Y el 7 de octubre de 1571 se llevaría a cabo una batalla naval fundamental, que, en buena medida, configuró el mundo en el que hoy vivimos. Se enfrentarían, al menos, 140.000 hombres, (entre soldados de infantería, marineros y esclavos remeros) y unos 500 barcos. La flota turca era superior a la cristiana, aunque la potencia de fuego de las galeras españolas era superior. En realidad las fuerzas de los dos imperios estaban muy equilibradas y eso también se reflejaba en aquella batalla. Además de las dos armadas se enfrentaban también las dos infanterías más decisivas del mundo en aquellos momentos: los Jenízaros y los Tercios, ambas formadas por soldados experimentados en muchas batallas, bien armados, bien dirigidos y valientes hasta el final. Fue un factor decisivo que al experimentado marino Álvaro de Bazán, al mando de 30 galeras, se le diera libertad para estar en la reserva e intervenir libremente durante el combate en aquellos lugares que viera en peligro. Poco antes de la batalla el Papa había pedido a Don Juan de Austria que los soldados españoles “se comportaran de forma virtuosa y cristiana en las galeras, sin jugar ni maldecir”, algo muy difícil de conseguir con los veteranos españoles de los Tercios, a pesar de que se colgaron algunos para dar gusto al enviado del Papa.

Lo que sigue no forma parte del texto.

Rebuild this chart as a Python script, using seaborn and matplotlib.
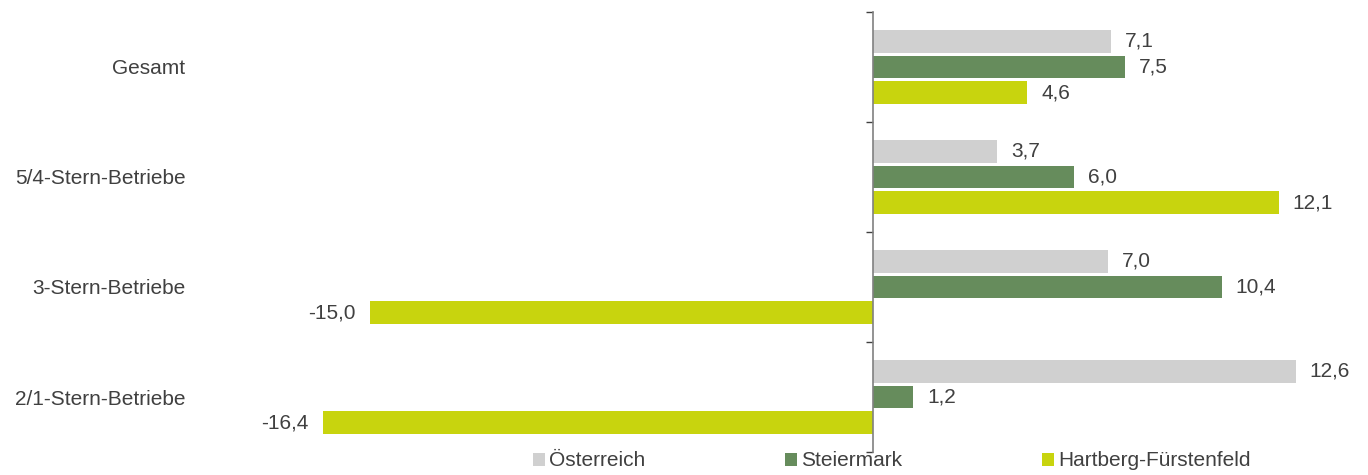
import matplotlib
matplotlib.use("Agg")
import matplotlib.pyplot as plt
from matplotlib.patches import Patch
import seaborn as sns
import pandas as pd

categories = ["Gesamt", "5/4-Stern-Betriebe", "3-Stern-Betriebe", "2/1-Stern-Betriebe"]
series = ["Österreich", "Steiermark", "Hartberg-Fürstenfeld"]
oesterreich = [7.1, 3.7, 7.0, 12.6]
steiermark = [7.5, 6.0, 10.4, 1.2]
hartberg = [4.6, 12.1, -15.0, -16.4]
colors = ["#d0d0d0", "#668c5c", "#c8d40e"]

rows = []
for name, vals in zip(series, [oesterreich, steiermark, hartberg]):
    for c, v in zip(categories, vals):
        rows.append({"Kategorie": c, "Region": name, "Wert": v})
df = pd.DataFrame(rows)

sns.set_style("white")
plt.rcParams["font.family"] = ["Liberation Sans", "DejaVu Sans"]
text_color = "#404040"
fs = 15

fig = plt.figure(figsize=(13.68, 4.75), dpi=100)
ax = fig.add_axes([0.17219, 0.04842, 0.80932, 0.92632])

sns.barplot(data=df, y="Kategorie", x="Wert", hue="Region", order=categories,
            hue_order=series, palette=colors, orient="h", width=0.70, gap=0.125,
            legend=False, ax=ax, saturation=1, errorbar=None, linewidth=0)

for cont in ax.containers:
    vals = cont.datavalues
    ax.bar_label(cont, labels=[f"{v:.1f}".replace(".", ",") for v in vals],
                 padding=10, fontsize=fs, color=text_color)

ax.set_xlim(-19, 14)
ax.set_ylim(3.5, -0.5)
ax.set_xlabel("")
ax.set_ylabel("")
ax.set_xticks([])

for s in ["top", "right", "bottom"]:
    ax.spines[s].set_visible(False)
ax.spines["left"].set_position(("data", 0))
ax.spines["left"].set_color("#808080")
ax.spines["left"].set_linewidth(1.2)

ax.set_yticks(range(len(categories)))
ax.set_yticklabels(categories)
ax.tick_params(axis="y", which="major", length=0, pad=495, labelsize=fs, labelcolor=text_color)
ax.set_yticks([-0.5, 0.5, 1.5, 2.5, 3.5], minor=True)
ax.tick_params(axis="y", which="minor", length=5, width=1, color="#404040", left=True, direction="out")

handles = [Patch(facecolor=c, edgecolor="none") for c in colors]
fig.legend(handles, series, loc="center", bbox_to_anchor=(892 / 1368, 1 - 461 / 475),
           ncol=3, frameon=False, fontsize=fs, handlelength=0.58, handleheight=0.58,
           handletextpad=0.2, columnspacing=6.7, labelcolor=text_color)

fig.savefig("out.png", dpi=100)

Al mediodía del siete de octubre las flotas situadas una enfrente de la otra se embistieron. Don Juan, que no tenía experiencia naval, siguió los prudentes consejos que le habían dado y esperó a estar muy cerca para hacer fuego. En aquellas primeras descargas atronadoras casi un tercio de los barcos turcos fueron hundidos o quedaron dañados. Luego 150 barcos colisionaron, enganchándose unos a otros, para que la tropa pudiese abordarlos. La galera Sultana de Alí Pachá embistió de frente a la Real de Don Juan de Austria. Según se cuenta una mujer disfrazada de hombre, María la Bailadora”, fue de los primeros en asaltar la nave capitana otomana espada en mano. Durante una hora se combatió encarnizadamente en una superficie flotante en la que ajustaban cuentas las dos mejores infanterías del mundo. Nunca debió de haber una batalla con tantas cuentas pendientes ni mejor servidas. Hubo un momento en el que parecía decantarse la batalla en las naves capitanas del lado turco, pero en ese momento entró en acción Don Álvaro de Bazán y al final la cabeza de Alí Pachá terminaría en una pica. La noticia provocó la resolución final de la victoria cristiana.

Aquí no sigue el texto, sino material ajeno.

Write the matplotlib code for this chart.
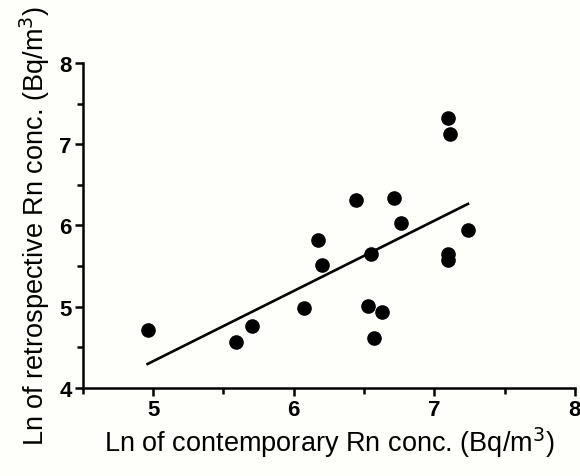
#!/usr/bin/env python3
"""Scatter of ln retrospective vs ln contemporary radon concentration with linear fit."""

import matplotlib
matplotlib.use("Agg")
import matplotlib.pyplot as plt
import numpy as np
from matplotlib.ticker import MultipleLocator

plt.rcParams["font.family"] = ["Liberation Sans", "DejaVu Sans"]

# ln of contemporary Rn concentration (x) and retrospective (y)
ln_contemporary = [4.96, 5.59, 5.70, 6.07, 6.17, 6.20, 6.44, 6.53, 6.55, 6.57,
                   6.63, 6.71, 6.76, 7.10, 7.11, 7.10, 7.10, 7.24]
ln_retrospective = [4.71, 4.56, 4.76, 4.99, 5.82, 5.51, 6.31, 5.01, 5.65, 4.62,
                    4.93, 6.34, 6.03, 7.32, 7.12, 5.65, 5.58, 5.95]

# linear regression line
FIT_SLOPE = 0.864
FIT_INTERCEPT = 0.01

x_ticks = [5, 6, 7, 8]
y_ticks = [4, 5, 6, 7, 8]

BG = "#fefefa"


def main():
    x = np.array(ln_contemporary)
    y = np.array(ln_retrospective)

    fig = plt.figure(figsize=(5.8, 4.77), dpi=100, facecolor=BG)
    ax = fig.add_axes([0.143, 0.1845, 0.848, 0.6815], facecolor=BG)

    xf = np.array([x.min(), x.max()])
    ax.plot(xf, FIT_INTERCEPT + FIT_SLOPE * xf, color="black", linewidth=1.9, zorder=2)
    ax.plot(x, y, "o", color="black", markersize=9.5, zorder=3)

    ax.set_xlim(4.5, 8)
    ax.set_ylim(4, 8)
    ax.set_xticks(x_ticks)
    ax.set_xticklabels([str(t) for t in x_ticks])
    ax.set_yticks(y_ticks)
    ax.set_yticklabels([str(t) for t in y_ticks])
    ax.xaxis.set_minor_locator(MultipleLocator(0.5))
    ax.yaxis.set_minor_locator(MultipleLocator(0.5))

    for side in ("top", "right"):
        ax.spines[side].set_visible(False)
    for side in ("left", "bottom"):
        ax.spines[side].set_linewidth(1.8)

    ax.tick_params(which="major", length=6, width=1.8, pad=2)
    ax.tick_params(which="minor", length=4, width=1.8)
    for lab in ax.get_xticklabels() + ax.get_yticklabels():
        lab.set_fontweight("bold")
        lab.set_fontsize(16)

    ax.set_xlabel("Ln of contemporary Rn conc. (Bq/m$^3$)", fontsize=19.5, labelpad=3)
    ax.set_ylabel("Ln of retrospective Rn conc. (Bq/m$^3$)", fontsize=19.5, labelpad=5)

    fig.savefig("out.png", dpi=100, facecolor=BG)
    plt.close(fig)


if __name__ == "__main__":
    main()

A pesar de ello la batalla fue feroz durante cuatro horas. Más tarde incluso los vencedores quedaron horrorizados. En esas cuatro horas murieron 40.000 hombres, de ellos 25.000 turcos, se habían destruido cien barcos, capturados otros 137, se hicieron 3.500 prisioneros y se liberaron 12.000 esclavos cristianos. Esta dramática estadística no sería superada hasta 1915. Aquella batalla de Lepanto sería decisiva aunque el imperio turco no sería definitivamente vencido. Pero a partir de la derrota de Lepanto tuvo que replegarse a su área de influencia y de esta forma los habitantes de Barcelona, Valencia, Sicilia, Venecia o Malta, pudieron vivir sin tanto desasosiego y sin el riesgo probable de acabar atado al remo de una galera turca. No conviene olvidarlo porque aquella liberación la seguimos disfrutando hoy. Gracias, por cierto, a aquellos soldados que libraron una de esas batallas decisivas. Más de 15.000 de ellos se quedaron en el fondo de aquel mar que estuve mirando, reflexionando sobre lo poco que sabemos de nosotros mismos y de aquellos que nos precedieron, sobrados de valor en un mundo mucho más duro, injusto y cruel del que hoy conocemos…

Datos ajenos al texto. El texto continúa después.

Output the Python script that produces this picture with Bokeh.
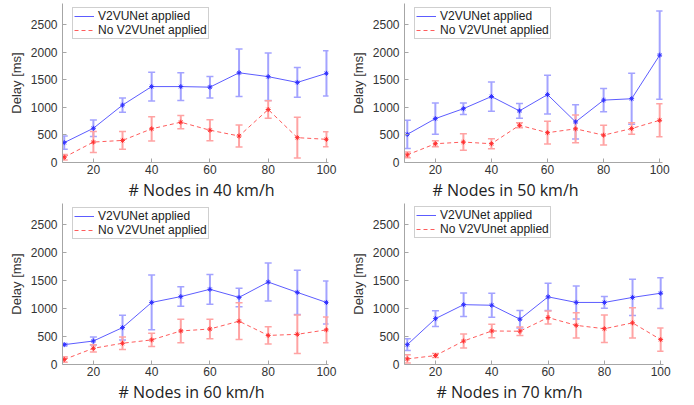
from bokeh.plotting import figure
from bokeh.layouts import column, row
from bokeh.models import ColumnDataSource, Whisker, TeeHead, Legend, LegendItem, Title
from bokeh.embed import file_html
from bokeh.resources import INLINE

nodes = [10, 20, 30, 40, 50, 60, 70, 80, 90, 100]

# 40 km/h
v40_mean = [360, 620, 1040, 1375, 1375, 1365, 1625, 1555, 1450, 1615]
v40_err = [120, 150, 130, 260, 250, 195, 430, 430, 270, 410]
n40_mean = [95, 370, 400, 610, 730, 585, 480, 960, 450, 420]
n40_err = [50, 190, 160, 220, 120, 190, 200, 160, 370, 135]

# 50 km/h
v50_mean = [510, 795, 975, 1195, 935, 1230, 735, 1130, 1155, 1945]
v50_err = [255, 285, 105, 265, 135, 350, 310, 210, 460, 800]
n50_mean = [138, 340, 370, 340, 675, 540, 610, 495, 615, 765]
n50_err = [50, 55, 150, 90, 45, 205, 250, 180, 105, 300]

# 60 km/h
v60_mean = [355, 420, 660, 1110, 1215, 1345, 1200, 1475, 1290, 1110]
v60_err = [20, 70, 220, 490, 175, 265, 165, 340, 395, 385]
n60_mean = [90, 290, 380, 440, 600, 635, 775, 520, 540, 620]
n60_err = [50, 65, 110, 120, 210, 175, 330, 155, 345, 230]

# 70 km/h
v70_mean = [355, 820, 1070, 1060, 810, 1210, 1110, 1110, 1200, 1275]
v70_err = [105, 140, 210, 215, 155, 245, 295, 105, 325, 275]
n70_mean = [100, 160, 420, 600, 595, 840, 700, 640, 745, 445]
n70_err = [75, 35, 125, 120, 75, 115, 225, 245, 270, 210]

speeds = ["40", "50", "60", "70"]
series = {
    "40": (v40_mean, v40_err, n40_mean, n40_err),
    "50": (v50_mean, v50_err, n50_mean, n50_err),
    "60": (v60_mean, v60_err, n60_mean, n60_err),
    "70": (v70_mean, v70_err, n70_mean, n70_err),
}
y_ticks = [0, 500, 1000, 1500, 2000, 2500]
x_ticks = [20, 40, 60, 80, 100]
legend_labels = ["V2VUNet applied", "No V2VUnet applied"]

# layout per panel: width, height, left, right, top, bottom borders, x range, label offset
layout = {
    "40": dict(w=347, h=200, l=62, r=19, t=3, b=37, xs=9.4, xe=100.7, off=66),
    "50": dict(w=347, h=200, l=48, r=32, t=3, b=37, xs=9.0, xe=101.0, off=28),
    "60": dict(w=347, h=205, l=62, r=19, t=2, b=41, xs=9.4, xe=100.7, off=56),
    "70": dict(w=347, h=205, l=49, r=31, t=3, b=39, xs=9.0, xe=101.0, off=32),
}

BLUE = "#5c5cff"
BLUE_ERR = "#a3a3ff"
RED = "#ff5c5c"
RED_ERR = "#ffa3a3"
AXIS = "#a6a6a6"
TXT = "#333333"


def make_panel(sp):
    vm, ve, nm, ne = series[sp]
    L = layout[sp]
    p = figure(width=L["w"], height=L["h"], output_backend="svg", toolbar_location=None,
               x_range=(L["xs"], L["xe"]), y_range=(0, 2880),
               min_border_left=L["l"], min_border_right=L["r"],
               min_border_top=L["t"], min_border_bottom=L["b"])
    p.outline_line_color = None
    p.grid.visible = False
    p.background_fill_color = "white"
    p.border_fill_color = "white"

    for ax in (p.xaxis[0], p.yaxis[0]):
        ax.axis_line_color = AXIS
        ax.major_tick_line_color = AXIS
        ax.minor_tick_line_color = None
        ax.major_tick_in = 4
        ax.major_tick_out = 0
        ax.major_label_text_font = "Liberation Sans"
        ax.major_label_text_font_size = "12px"
        ax.major_label_text_color = TXT
    p.xaxis.ticker = x_ticks
    p.yaxis.ticker = y_ticks
    p.yaxis.major_label_standoff = 5
    p.xaxis.major_label_standoff = 2
    p.yaxis.axis_label = "Delay [ms]"
    p.yaxis.axis_label_text_font = "Liberation Sans"
    p.yaxis.axis_label_text_font_style = "normal"
    p.yaxis.axis_label_text_font_size = "13px"
    p.yaxis.axis_label_text_color = TXT
    p.yaxis.axis_label_standoff = 4

    t = Title(text="# Nodes in %s km/h" % sp, align="left", offset=L["off"],
              text_font="Open Sans", text_font_size="16px", text_font_style="normal",
              text_color="#222222", standoff=0, text_line_height=0.9)
    p.add_layout(t, "below")

    vsrc = ColumnDataSource(dict(x=nodes, y=vm,
                                 lo=[m - e for m, e in zip(vm, ve)],
                                 hi=[m + e for m, e in zip(vm, ve)]))
    nsrc = ColumnDataSource(dict(x=nodes, y=nm,
                                 lo=[m - e for m, e in zip(nm, ne)],
                                 hi=[m + e for m, e in zip(nm, ne)]))

    for src, col in ((vsrc, BLUE_ERR), (nsrc, RED_ERR)):
        w = Whisker(base="x", lower="lo", upper="hi", source=src,
                    line_color=col, line_width=2,
                    upper_head=TeeHead(size=7, line_color=col, line_width=1.5),
                    lower_head=TeeHead(size=7, line_color=col, line_width=1.5))
        p.add_layout(w)

    lv = p.line("x", "y", source=vsrc, line_color=BLUE, line_width=1)
    p.scatter("x", "y", source=vsrc, marker="asterisk", size=5, line_color="#3030ff", line_width=1)
    ln = p.line("x", "y", source=nsrc, line_color=RED, line_width=1, line_dash="4 3")
    p.scatter("x", "y", source=nsrc, marker="asterisk", size=5, line_color="#ff3030", line_width=1)

    fh = L["h"] - L["t"] - L["b"]
    leg = Legend(items=[LegendItem(label=legend_labels[0], renderers=[lv]),
                        LegendItem(label=legend_labels[1], renderers=[ln])],
                 location=(10, fh - 37), orientation="vertical",
                 label_text_font="Liberation Sans", label_text_font_size="12px",
                 label_text_color="#222222", label_height=12, glyph_height=12,
                 glyph_width=20, label_standoff=4, padding=1, spacing=0, margin=0,
                 border_line_color="#a0a0a0", border_line_width=1,
                 background_fill_color="white", background_fill_alpha=1.0)
    p.add_layout(leg, "center")
    return p


panels = {sp: make_panel(sp) for sp in speeds}
layout_all = column(row(panels["40"], panels["50"]), row(panels["60"], panels["70"]))

open("out.html", "w").write(file_html(layout_all, INLINE))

Creo que es cierto que la Historia de fechas, nombres y batallas ha quedado superada por la que trata de arrojar luz con análisis donde se integra lo social, lo económico, lo político y lo cultural, y por supuesto lo religioso, que se entretejen a la hora de explicar los hechos. Pero no lo es menos que hay acontecimientos capaces de agitar con fuerza la corriente de la Historia hasta hacerla cambiar de rumbo. Son esos “Momentos estelares de la Humanidad” de los que habló el escritor austriaco Stephen Zweig, en los que en un instante se decide la suerte de un imperio, de una sociedad, de un continente. Uno de esos acontecimientos fue, sin lugar a dudas, el combate naval de Lepanto. En juego no sólo estaba el dominio del Mediterráneo sino la hegemonía de una u otra cultura y religión. Su desenlace ayuda a explicar, en opinión de Roger Crowley, lo que ahora mismo está ocurriendo en el Magreb, Siria, Turquia y el resto de Oriente Medio. Y también explica que el genial escritor español escribiese, con acierto, que aquella fue “La más memorable y alta ocasión que vieron los pasados siglos ni esperan ver los venideros”
Amigos no se lo pierdan. Si un día pueden hacerlo vayan a visitar este hermoso lugar del Mediterráneo dónde el mundo antiguo cambió para no ser ya el mismo.